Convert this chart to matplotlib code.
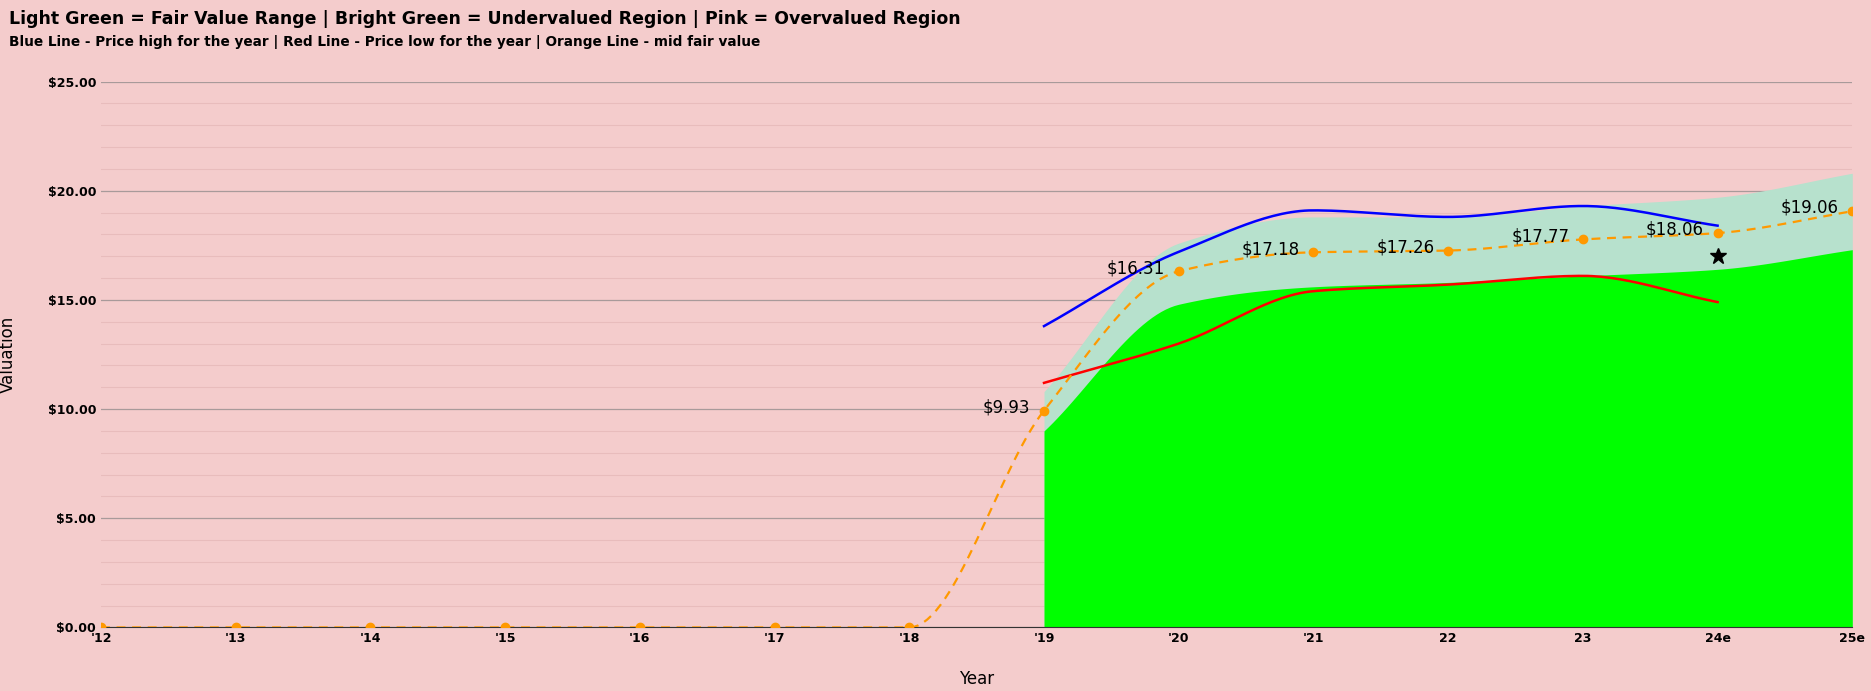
import numpy as np
import matplotlib.pyplot as plt

years = ["'12", "'13", "'14", "'15", "'16", "'17", "'18", "'19", "'20", "'21", "22", "23", "24e", "25e"]
mid_fair = [0, 0, 0, 0, 0, 0, 0, 9.93, 16.31, 17.18, 17.26, 17.77, 18.06, 19.06]

# fair value band, '19 to 25e
band_idx = [7, 8, 9, 10, 11, 12, 13]
fair_low = [9.0, 14.8, 15.6, 15.8, 16.1, 16.4, 17.3]
fair_high = [10.8, 17.6, 18.8, 18.8, 19.3, 19.7, 20.8]

# price high / low, '19 to 24e
price_idx = [7, 8, 9, 10, 11, 12]
price_high = [13.8, 17.2, 19.1, 18.8, 19.3, 18.4]
price_low = [11.2, 13.0, 15.4, 15.7, 16.1, 14.9]

star_x, star_y = 12, 17.0

BG = '#f4cccc'


def smooth(x, y, n=30):
    # monotone cubic (Fritsch-Carlson) for the curved look
    x = np.asarray(x, float)
    y = np.asarray(y, float)
    h = np.diff(x)
    d = np.diff(y) / h
    m = np.zeros_like(y)
    m[0], m[-1] = d[0], d[-1]
    for i in range(1, len(y) - 1):
        if d[i - 1] * d[i] > 0:
            m[i] = 2 / (1 / d[i - 1] + 1 / d[i])
    xs, ys = [], []
    for i in range(len(x) - 1):
        t = np.linspace(0, 1, n, endpoint=(i == len(x) - 2))
        h00 = 2 * t**3 - 3 * t**2 + 1
        h10 = t**3 - 2 * t**2 + t
        h01 = -2 * t**3 + 3 * t**2
        h11 = t**3 - t**2
        xs.append(x[i] + t * h[i])
        ys.append(h00 * y[i] + h10 * h[i] * m[i] + h01 * y[i + 1] + h11 * h[i] * m[i + 1])
    return np.concatenate(xs), np.concatenate(ys)


fig = plt.figure(figsize=(18.71, 6.91), dpi=100, facecolor=BG)
ax = fig.add_axes([0.054, 0.092, 0.936, 0.79])
ax.set_facecolor(BG)

bx, bh = smooth(band_idx, fair_high)
_, bl = smooth(band_idx, fair_low)
ax.fill_between(bx, 0, bh, color='#b7e1cd', lw=0, zorder=1)
ax.fill_between(bx, 0, bl, color='#00ff00', lw=0, zorder=2)

px, ph = smooth(price_idx, price_high)
_, pl = smooth(price_idx, price_low)
ax.plot(px, ph, color='blue', lw=1.8, zorder=3)
ax.plot(px, pl, color='red', lw=1.8, zorder=3)

mx, my = smooth(range(len(years)), mid_fair)
ax.plot(mx, my, color='#ff9900', lw=1.6, ls=(0, (4, 3)), zorder=4)
ax.plot(range(len(years)), mid_fair, 'o', color='#ff9900', ms=6, zorder=5)

for i, v in enumerate(mid_fair):
    if v > 0:
        ax.text(i - 0.1, v + 0.15, f'${v:.2f}', ha='right', va='center',
                fontsize=12, zorder=6)

ax.plot(star_x, star_y, marker='*', color='black', ms=12, zorder=6)

ax.set_xlim(0, len(years) - 1)
ax.set_ylim(0, 25)
ax.set_xticks(range(len(years)))
ax.set_xticklabels(years, fontsize=9, fontweight='bold')
ax.set_yticks(np.arange(0, 26, 5))
ax.set_yticklabels([f'${v:.2f}' for v in np.arange(0, 26, 5)], fontsize=9, fontweight='bold')
ax.set_yticks(np.arange(0, 25, 1), minor=True)
ax.grid(axis='y', which='major', color='#a89a9a', lw=0.9, zorder=0)
ax.grid(axis='y', which='minor', color='#e8bcbc', lw=0.8, zorder=0)
ax.tick_params(length=0, which='both')
ax.set_axisbelow(True)
for s in ['top', 'right', 'left']:
    ax.spines[s].set_visible(False)
ax.spines['bottom'].set_color('#333333')
ax.set_xlabel('Year', fontsize=12, labelpad=18)
ax.set_ylabel('Valuation', fontsize=12, labelpad=22)

fig.text(0.005, 0.985, 'Light Green = Fair Value Range | Bright Green = Undervalued Region | Pink = Overvalued Region',
         fontsize=12.5, fontweight='bold', va='top')
fig.text(0.005, 0.95, 'Blue Line - Price high for the year | Red Line - Price low for the year | Orange Line - mid fair value',
         fontsize=9.8, fontweight='bold', va='top')

fig.savefig('out.png', dpi=100, facecolor=BG)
========
Return each line exactly as written. Any picture gets left out.

Convert this chart to matplotlib code.
import numpy as np
import matplotlib.pyplot as plt

years = ["'12", "'13", "'14", "'15", "'16", "'17", "'18", "'19", "'20", "'21", "22", "23", "24e", "25e"]
mid_fair = [0, 0, 0, 0, 0, 0, 0, 9.93, 16.31, 17.18, 17.26, 17.77, 18.06, 19.06]

# fair value band, '19 to 25e
band_idx = [7, 8, 9, 10, 11, 12, 13]
fair_low = [9.0, 14.8, 15.6, 15.8, 16.1, 16.4, 17.3]
fair_high = [10.8, 17.6, 18.8, 18.8, 19.3, 19.7, 20.8]

# price high / low, '19 to 24e
price_idx = [7, 8, 9, 10, 11, 12]
price_high = [13.8, 17.2, 19.1, 18.8, 19.3, 18.4]
price_low = [11.2, 13.0, 15.4, 15.7, 16.1, 14.9]

star_x, star_y = 12, 17.0

BG = '#f4cccc'


def smooth(x, y, n=30):
    # monotone cubic (Fritsch-Carlson) for the curved look
    x = np.asarray(x, float)
    y = np.asarray(y, float)
    h = np.diff(x)
    d = np.diff(y) / h
    m = np.zeros_like(y)
    m[0], m[-1] = d[0], d[-1]
    for i in range(1, len(y) - 1):
        if d[i - 1] * d[i] > 0:
            m[i] = 2 / (1 / d[i - 1] + 1 / d[i])
    xs, ys = [], []
    for i in range(len(x) - 1):
        t = np.linspace(0, 1, n, endpoint=(i == len(x) - 2))
        h00 = 2 * t**3 - 3 * t**2 + 1
        h10 = t**3 - 2 * t**2 + t
        h01 = -2 * t**3 + 3 * t**2
        h11 = t**3 - t**2
        xs.append(x[i] + t * h[i])
        ys.append(h00 * y[i] + h10 * h[i] * m[i] + h01 * y[i + 1] + h11 * h[i] * m[i + 1])
    return np.concatenate(xs), np.concatenate(ys)


fig = plt.figure(figsize=(18.71, 6.91), dpi=100, facecolor=BG)
ax = fig.add_axes([0.054, 0.092, 0.936, 0.79])
ax.set_facecolor(BG)

bx, bh = smooth(band_idx, fair_high)
_, bl = smooth(band_idx, fair_low)
ax.fill_between(bx, 0, bh, color='#b7e1cd', lw=0, zorder=1)
ax.fill_between(bx, 0, bl, color='#00ff00', lw=0, zorder=2)

px, ph = smooth(price_idx, price_high)
_, pl = smooth(price_idx, price_low)
ax.plot(px, ph, color='blue', lw=1.8, zorder=3)
ax.plot(px, pl, color='red', lw=1.8, zorder=3)

mx, my = smooth(range(len(years)), mid_fair)
ax.plot(mx, my, color='#ff9900', lw=1.6, ls=(0, (4, 3)), zorder=4)
ax.plot(range(len(years)), mid_fair, 'o', color='#ff9900', ms=6, zorder=5)

for i, v in enumerate(mid_fair):
    if v > 0:
        ax.text(i - 0.1, v + 0.15, f'${v:.2f}', ha='right', va='center',
                fontsize=12, zorder=6)

ax.plot(star_x, star_y, marker='*', color='black', ms=12, zorder=6)

ax.set_xlim(0, len(years) - 1)
ax.set_ylim(0, 25)
ax.set_xticks(range(len(years)))
ax.set_xticklabels(years, fontsize=9, fontweight='bold')
ax.set_yticks(np.arange(0, 26, 5))
ax.set_yticklabels([f'${v:.2f}' for v in np.arange(0, 26, 5)], fontsize=9, fontweight='bold')
ax.set_yticks(np.arange(0, 25, 1), minor=True)
ax.grid(axis='y', which='major', color='#a89a9a', lw=0.9, zorder=0)
ax.grid(axis='y', which='minor', color='#e8bcbc', lw=0.8, zorder=0)
ax.tick_params(length=0, which='both')
ax.set_axisbelow(True)
for s in ['top', 'right', 'left']:
    ax.spines[s].set_visible(False)
ax.spines['bottom'].set_color('#333333')
ax.set_xlabel('Year', fontsize=12, labelpad=18)
ax.set_ylabel('Valuation', fontsize=12, labelpad=22)

fig.text(0.005, 0.985, 'Light Green = Fair Value Range | Bright Green = Undervalued Region | Pink = Overvalued Region',
         fontsize=12.5, fontweight='bold', va='top')
fig.text(0.005, 0.95, 'Blue Line - Price high for the year | Red Line - Price low for the year | Orange Line - mid fair value',
         fontsize=9.8, fontweight='bold', va='top')

fig.savefig('out.png', dpi=100, facecolor=BG)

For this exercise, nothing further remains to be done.